With support from both American and international funding agencies, scholars from diverse disciplines, including computer science, sociology, mathematics, economics, physics, anthropology, organization science and communications, have been studying OOCs to build disciplinary understanding. However, differences in data and methods impede the development of coherent understandings across disciplines.

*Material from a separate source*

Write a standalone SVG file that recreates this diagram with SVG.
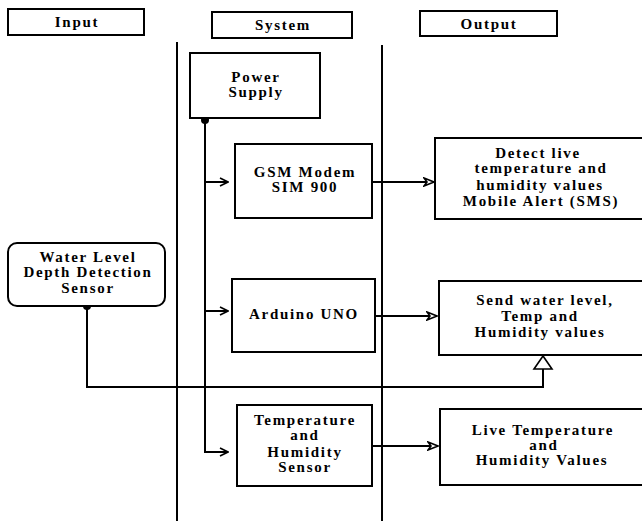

The study of OOCs is growing, and as yet not much attention has been paid to these differences in systems and approaches for sharing data, gaps which limit scientific progress around OOCs even as they are increasing in importance for organizing and accomplishing work. The goal of this Science Across Virtual Institutes (SAVI) project is to build an international inter-disciplinary community of scholars who can collaborate to overcome disciplinary differences. The supported collaboration will enable synthesis of OOC research, which in turn will increase the coherence of scientific and public knowledge across disciplines that study OOCs, making OCCs more productive and effective.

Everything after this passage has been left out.